Indonesia’s efforts to implement a government-regulated price for coal, known as the HBA, are not gaining traction with major buyer China. This situation poses a challenge for Jakarta as it aims to gain more control over its commodity exports. The HBA was introduced on March 1 to establish greater national oversight on the pricing of both domestic and export transactions for coal, which is a crucial resource for Indonesia.
Despite nearly two months of the new pricing system, most Chinese buyers continue to rely on the old Indonesian Coal Index (ICI) for pricing. Traders have expressed concerns that the HBA is less transparent, updated less frequently, and ultimately results in higher costs. The Indonesian Coal Mining Association indicated that many exporters are not adopting the HBA, as buyers are more accustomed to the ICI system.

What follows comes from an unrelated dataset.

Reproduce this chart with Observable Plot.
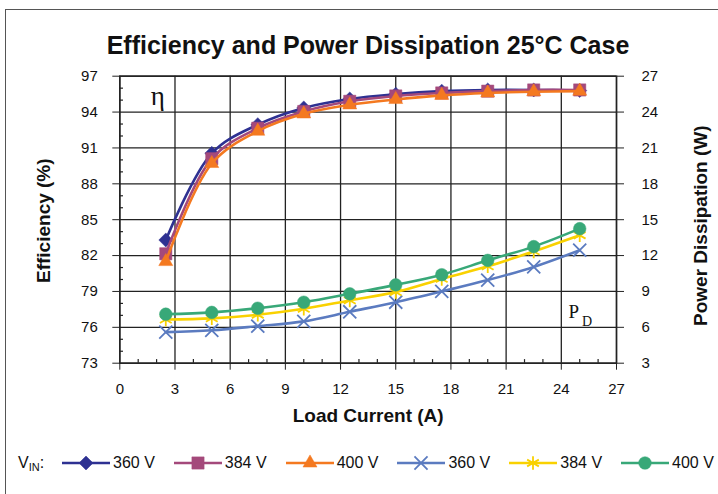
<!DOCTYPE html>
<html><head><meta charset="utf-8">
<script src="https://cdn.jsdelivr.net/npm/d3@7"></script>
<script src="https://cdn.jsdelivr.net/npm/@observablehq/plot@0.6"></script>
<style>
body{margin:0;background:#fff;font-family:"Liberation Sans",Arial,sans-serif;color:#111;}
#wrap{position:relative;width:718px;height:494px;overflow:hidden;background:#fff;}
#box{position:absolute;left:5px;top:9px;width:800px;height:600px;border:1.5px solid #555;}
#title{position:absolute;top:33px;left:0;width:736px;text-align:center;font-weight:bold;font-size:25px;line-height:25px;}
#chart{position:absolute;left:0;top:60px;}
#legend{position:absolute;left:18px;top:455px;display:flex;align-items:center;height:16px;font-size:16px;white-space:nowrap;}
#legend .vin{width:38px;margin-right:6px;}
#legend .vin sub{font-size:11px;vertical-align:-3px;}
#legend .item{display:flex;align-items:center;margin-right:19px;}
#legend .item span{margin-left:3px;}
</style></head>
<body>
<div id="wrap">
  <div id="box"></div>
  <div id="title">Efficiency and Power Dissipation 25°C Case</div>
  <div id="chart"></div>
  <div id="legend"></div>
</div>
<script>
// ---- data ----
const current = [2.5, 5, 7.5, 10, 12.5, 15, 17.5, 20, 22.5, 25];
const eff360 = [83.3, 90.55, 92.95, 94.35, 95.1, 95.5, 95.75, 95.85, 95.85, 95.8];
const eff384 = [82.15, 90.1, 92.65, 94.05, 94.9, 95.35, 95.6, 95.75, 95.85, 95.85];
const eff400 = [81.5, 89.7, 92.4, 93.85, 94.6, 95.05, 95.4, 95.6, 95.7, 95.75];
const pd360 = [5.6, 5.75, 6.1, 6.5, 7.3, 8.1, 9.0, 9.95, 11.05, 12.45];
const pd384 = [6.65, 6.75, 7.05, 7.55, 8.25, 8.95, 10.05, 11.1, 12.35, 13.7];
const pd400 = [7.1, 7.25, 7.6, 8.1, 8.8, 9.55, 10.4, 11.6, 12.75, 14.25];
const xTicks = [0, 3, 6, 9, 12, 15, 18, 21, 24, 27];
const effTicks = [73, 76, 79, 82, 85, 88, 91, 94, 97];
const pdTicks = [3, 6, 9, 12, 15, 18, 21, 24, 27];
const legendLabels = ["360 V", "384 V", "400 V", "360 V", "384 V", "400 V"];

// power dissipation axis shares the same span (24 units) as the efficiency axis
const pdOffset = effTicks[0] - pdTicks[0]; // 70

const series = [
  {label: legendLabels[0], values: eff360, kind: "eff", color: "#2E3192", symbol: d3.symbolDiamond2, r: 6.3, filled: true},
  {label: legendLabels[1], values: eff384, kind: "eff", color: "#A4497B", symbol: d3.symbolSquare, r: 6.9, filled: true},
  {label: legendLabels[2], values: eff400, kind: "eff", color: "#F47920", symbol: d3.symbolTriangle, r: 5.2, filled: true},
  {label: legendLabels[3], values: pd360, kind: "pd", color: "#5B7BC0", symbol: d3.symbolTimes, r: 6, filled: false},
  {label: legendLabels[4], values: pd384, kind: "pd", color: "#F9D100", symbol: d3.symbolAsterisk, r: 6.4, filled: false},
  {label: legendLabels[5], values: pd400, kind: "pd", color: "#38A878", symbol: d3.symbolCircle, r: 6.3, filled: true}
];

const minorY = d3.range(73, 98).filter(v => !effTicks.includes(v));
const minorX = d3.range(0, 28).filter(v => !xTicks.includes(v));

const marks = [
  Plot.gridX(xTicks, {stroke: "#222", strokeOpacity: 1, strokeWidth: 1.3}),
  Plot.gridY(effTicks, {stroke: "#222", strokeOpacity: 1, strokeWidth: 1.3}),
  Plot.ruleY(minorY, {x1: 0, x2: 0.2, stroke: "#222", strokeWidth: 1.2}),
  Plot.ruleX(minorX, {y1: effTicks[0], y2: effTicks[0] + 0.3, stroke: "#222", strokeWidth: 1.2}),
  Plot.axisX(xTicks, {tickSize: 7, tickPadding: 13, fontSize: 15, label: null, stroke: "#222"}),
  Plot.axisY(effTicks, {anchor: "left", tickSize: 7, tickPadding: 15, fontSize: 15, label: null, stroke: "#222"}),
  Plot.axisY(effTicks, {anchor: "right", tickSize: 7, tickPadding: 18, fontSize: 15, label: null, stroke: "#222",
    tickFormat: d => d - pdOffset}),
  Plot.frame({stroke: "#222", strokeWidth: 1.5})
];

for (const s of series) {
  const rows = current.map((c, i) => ({x: c, y: s.kind === "eff" ? s.values[i] : s.values[i] + pdOffset}));
  marks.push(Plot.line(rows, {x: "x", y: "y", stroke: s.color, strokeWidth: 2.6, curve: "catmull-rom"}));
  marks.push(Plot.dot(rows, {x: "x", y: "y", symbol: s.symbol, r: s.r,
    fill: s.filled ? s.color : "none", stroke: s.color, strokeWidth: s.filled ? 0.5 : 1.8}));
}

marks.push(
  Plot.text(["Efficiency (%)"], {frameAnchor: "left", textAnchor: "middle", dx: -76, dy: 1, rotate: -90, fontSize: 19, fontWeight: "bold", fill: "#111"}),
  Plot.text(["Power Dissipation (W)"], {frameAnchor: "right", textAnchor: "middle", dx: 84, dy: 6, rotate: -90, fontSize: 19, fontWeight: "bold", fill: "#111"}),
  Plot.text(["Load Current (A)"], {frameAnchor: "bottom", textAnchor: "middle", dx: 0, dy: 59, fontSize: 19, fontWeight: "bold", fill: "#111"}),
  Plot.text(["η"], {frameAnchor: "top-left", dx: 31, dy: 9.7, textAnchor: "start", fontSize: 27, fontFamily: "Liberation Serif, serif", fill: "#111"}),
  Plot.text(["P"], {frameAnchor: "bottom-right", dx: -48, dy: -44.8, textAnchor: "start", fontSize: 19, fontFamily: "Liberation Serif, serif", fill: "#111"}),
  Plot.text(["D"], {frameAnchor: "bottom-right", dx: -34.5, dy: -37.5, textAnchor: "start", fontSize: 14, fontFamily: "Liberation Serif, serif", fill: "#111"})
);

const chart = Plot.plot({
  width: 718,
  height: 380,
  marginLeft: 119.3,
  marginRight: 102,
  marginTop: 15.7,
  marginBottom: 77.3,
  x: {domain: [xTicks[0], xTicks[xTicks.length - 1]]},
  y: {domain: [effTicks[0], effTicks[effTicks.length - 1]]},
  style: {fontFamily: "Liberation Sans, Arial, sans-serif", fontSize: "15px", color: "#111", background: "transparent", overflow: "visible"},
  marks
});
document.getElementById("chart").appendChild(chart);

// ---- legend ----
const legend = d3.select("#legend");
legend.append("div").attr("class", "vin").html("V<sub>IN</sub>:");
for (const s of series) {
  const item = legend.append("div").attr("class", "item");
  const svg = item.append("svg").attr("width", 48).attr("height", 18);
  svg.append("line").attr("x1", 0).attr("x2", 48).attr("y1", 9).attr("y2", 9)
    .attr("stroke", s.color).attr("stroke-width", 2.4);
  svg.append("path").attr("transform", "translate(24,9)")
    .attr("d", d3.symbol(s.symbol, Math.PI * s.r * s.r)())
    .attr("fill", s.filled ? s.color : "none").attr("stroke", s.color).attr("stroke-width", s.filled ? 0.5 : 1.8);
  item.append("span").text(s.label);
}
</script>
</body></html>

Julian Ambassadur, a director in Indonesia’s Energy and Mineral Resources Ministry, stated that the ministry is evaluating the situation but did not disclose specifics regarding the HBA’s lukewarm reception. As the leading thermal coal exporter globally, Indonesia finds it challenging to assert influence over its coal prices, particularly given that its coal exports to China were valued at approximately $17.2 billion last year. The new pricing policy was intended for spot trades starting in March, while ongoing long-term contracts based on the ICI would still be honored.
Nevertheless, concerns have emerged that the elevated HBA prices may deter buyers, leading to potential sanctions against investment in Indonesia’s mining sector. In addition, a decrease in demand from China and India has weakened Indonesia’s bargaining position. With China’s coal imports falling 6% year-on-year in March and major players like China Shenhua Energy halting purchases, analysts predict further declines in coal imports this year, which could further impact Indonesia’s economic standing in the global coal market.